The Caritas house’s yellowing blue becomes a motif of endless waiting. The colour of limbo, it is also the promise of the freedom attends it—the colour of Natasha, caught in a state of suspended animation, for whom the refuge is a makeshift though not a temporary home. Samassekou made this film to understand better the departure of his uncle Amadou, who left for France thirty-two years ago and has never been heard from since. ‘We do not know if he is alive or dead,’ Samassekou has said. He navigates the complex ethical terrain of lending poetry to a situation of systemic violence without comment, as if to say: beauty belongs to all.

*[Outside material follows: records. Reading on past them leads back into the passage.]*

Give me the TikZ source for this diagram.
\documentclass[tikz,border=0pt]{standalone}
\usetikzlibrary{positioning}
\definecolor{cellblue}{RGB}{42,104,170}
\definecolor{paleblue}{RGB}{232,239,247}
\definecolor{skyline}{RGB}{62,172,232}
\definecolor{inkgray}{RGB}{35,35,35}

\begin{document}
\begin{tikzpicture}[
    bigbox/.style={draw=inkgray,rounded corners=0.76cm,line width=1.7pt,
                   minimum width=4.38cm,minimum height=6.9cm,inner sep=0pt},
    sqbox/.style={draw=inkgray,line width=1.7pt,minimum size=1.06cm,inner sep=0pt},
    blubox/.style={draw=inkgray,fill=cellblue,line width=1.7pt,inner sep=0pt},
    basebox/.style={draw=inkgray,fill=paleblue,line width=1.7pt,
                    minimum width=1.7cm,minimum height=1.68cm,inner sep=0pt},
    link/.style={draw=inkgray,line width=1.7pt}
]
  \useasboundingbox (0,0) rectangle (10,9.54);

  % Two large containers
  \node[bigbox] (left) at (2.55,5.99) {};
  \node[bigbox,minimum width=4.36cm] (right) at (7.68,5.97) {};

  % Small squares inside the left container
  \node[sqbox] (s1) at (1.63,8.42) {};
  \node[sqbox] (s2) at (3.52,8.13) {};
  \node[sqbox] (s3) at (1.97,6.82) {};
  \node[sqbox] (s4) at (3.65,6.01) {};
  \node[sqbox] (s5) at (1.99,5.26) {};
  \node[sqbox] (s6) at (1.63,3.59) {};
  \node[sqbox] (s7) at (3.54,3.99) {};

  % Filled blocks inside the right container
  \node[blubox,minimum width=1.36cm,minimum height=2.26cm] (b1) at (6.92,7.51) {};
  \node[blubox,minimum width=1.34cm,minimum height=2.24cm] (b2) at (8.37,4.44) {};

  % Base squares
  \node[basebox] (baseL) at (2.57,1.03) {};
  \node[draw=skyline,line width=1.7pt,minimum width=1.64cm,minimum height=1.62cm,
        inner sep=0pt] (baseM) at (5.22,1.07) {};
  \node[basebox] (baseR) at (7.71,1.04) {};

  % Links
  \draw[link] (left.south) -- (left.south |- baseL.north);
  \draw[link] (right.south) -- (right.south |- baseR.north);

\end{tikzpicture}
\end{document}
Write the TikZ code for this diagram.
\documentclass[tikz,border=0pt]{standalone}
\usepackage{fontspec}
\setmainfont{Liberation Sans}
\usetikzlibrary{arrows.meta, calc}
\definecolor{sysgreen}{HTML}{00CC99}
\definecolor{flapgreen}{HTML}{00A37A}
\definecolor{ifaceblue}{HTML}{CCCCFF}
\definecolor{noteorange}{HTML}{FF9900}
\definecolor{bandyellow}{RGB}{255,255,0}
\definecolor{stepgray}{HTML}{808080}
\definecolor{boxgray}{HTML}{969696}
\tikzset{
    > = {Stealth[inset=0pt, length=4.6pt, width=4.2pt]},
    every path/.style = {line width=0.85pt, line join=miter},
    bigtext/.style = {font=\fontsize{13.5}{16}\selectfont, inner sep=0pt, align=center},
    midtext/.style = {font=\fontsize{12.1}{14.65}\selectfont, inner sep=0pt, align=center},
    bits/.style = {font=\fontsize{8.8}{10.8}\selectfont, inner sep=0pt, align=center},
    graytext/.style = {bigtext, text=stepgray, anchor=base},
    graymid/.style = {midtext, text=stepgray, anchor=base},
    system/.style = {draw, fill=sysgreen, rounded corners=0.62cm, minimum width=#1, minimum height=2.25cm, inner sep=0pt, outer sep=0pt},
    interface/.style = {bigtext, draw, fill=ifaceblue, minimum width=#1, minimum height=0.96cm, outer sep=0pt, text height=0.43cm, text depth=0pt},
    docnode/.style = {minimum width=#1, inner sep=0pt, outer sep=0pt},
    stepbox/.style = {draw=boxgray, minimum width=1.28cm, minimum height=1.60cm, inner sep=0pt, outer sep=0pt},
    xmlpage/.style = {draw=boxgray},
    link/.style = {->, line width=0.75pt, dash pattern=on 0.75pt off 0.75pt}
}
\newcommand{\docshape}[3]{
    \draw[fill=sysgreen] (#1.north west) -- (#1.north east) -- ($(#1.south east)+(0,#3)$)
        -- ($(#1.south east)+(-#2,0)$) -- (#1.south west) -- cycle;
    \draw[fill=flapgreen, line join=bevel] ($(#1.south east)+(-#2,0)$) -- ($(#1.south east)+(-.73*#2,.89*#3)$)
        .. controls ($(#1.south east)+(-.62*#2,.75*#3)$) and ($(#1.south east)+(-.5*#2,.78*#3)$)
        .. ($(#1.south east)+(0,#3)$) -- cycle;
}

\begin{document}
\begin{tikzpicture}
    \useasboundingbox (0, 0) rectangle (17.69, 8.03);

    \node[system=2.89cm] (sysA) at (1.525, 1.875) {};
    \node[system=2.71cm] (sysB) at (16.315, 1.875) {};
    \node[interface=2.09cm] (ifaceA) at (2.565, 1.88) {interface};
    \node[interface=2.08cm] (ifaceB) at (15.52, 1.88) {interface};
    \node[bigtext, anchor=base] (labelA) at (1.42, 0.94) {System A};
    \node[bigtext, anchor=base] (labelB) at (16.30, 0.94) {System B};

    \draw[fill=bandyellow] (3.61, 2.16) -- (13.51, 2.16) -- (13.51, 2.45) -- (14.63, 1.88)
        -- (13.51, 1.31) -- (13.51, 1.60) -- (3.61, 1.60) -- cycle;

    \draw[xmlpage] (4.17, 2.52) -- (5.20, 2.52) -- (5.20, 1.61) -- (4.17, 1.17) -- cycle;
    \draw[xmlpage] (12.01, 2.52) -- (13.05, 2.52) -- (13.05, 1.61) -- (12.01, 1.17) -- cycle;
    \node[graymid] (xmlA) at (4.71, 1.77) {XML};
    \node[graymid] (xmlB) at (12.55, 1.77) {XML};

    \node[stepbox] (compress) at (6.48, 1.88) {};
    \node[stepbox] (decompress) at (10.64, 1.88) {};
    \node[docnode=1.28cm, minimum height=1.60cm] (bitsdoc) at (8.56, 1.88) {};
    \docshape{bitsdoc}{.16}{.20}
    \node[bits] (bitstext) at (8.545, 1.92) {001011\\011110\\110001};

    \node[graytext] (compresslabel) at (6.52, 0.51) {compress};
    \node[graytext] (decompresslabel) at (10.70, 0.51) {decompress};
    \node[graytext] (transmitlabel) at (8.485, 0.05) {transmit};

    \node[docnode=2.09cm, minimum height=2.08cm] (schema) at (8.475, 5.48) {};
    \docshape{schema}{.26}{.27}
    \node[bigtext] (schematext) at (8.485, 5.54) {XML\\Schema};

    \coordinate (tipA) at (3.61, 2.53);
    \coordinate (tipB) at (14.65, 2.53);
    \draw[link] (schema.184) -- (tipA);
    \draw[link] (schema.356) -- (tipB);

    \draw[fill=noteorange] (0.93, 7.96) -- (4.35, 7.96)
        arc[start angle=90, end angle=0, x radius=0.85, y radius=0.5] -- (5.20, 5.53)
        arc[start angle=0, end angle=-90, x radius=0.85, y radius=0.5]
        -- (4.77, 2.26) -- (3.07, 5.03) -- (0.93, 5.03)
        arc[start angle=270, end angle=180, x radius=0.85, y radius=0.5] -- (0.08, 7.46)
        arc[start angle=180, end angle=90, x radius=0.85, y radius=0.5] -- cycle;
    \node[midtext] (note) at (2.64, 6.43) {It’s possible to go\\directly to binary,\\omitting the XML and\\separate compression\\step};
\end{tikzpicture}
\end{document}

At the end of the film, we glean from big white letters embossed on a black background that Esther made it to Algeria, while Khady has returned to Burkina Faso. We know no more than this. Such is the nature of documentary filmmaking: life goes on, that journey continues to be made, the blue house in the middle of the desert carries on being a refuge for those who make this perilous route, and the camera must stop somewhere. Against the routine presentation of migrants not as people but as flows, waves, floods, and streams, this humane film does something that should not need doing—it documents the lives of those travelling, it records their attachments, hopes and dreams, and it does so with tenderness and precision.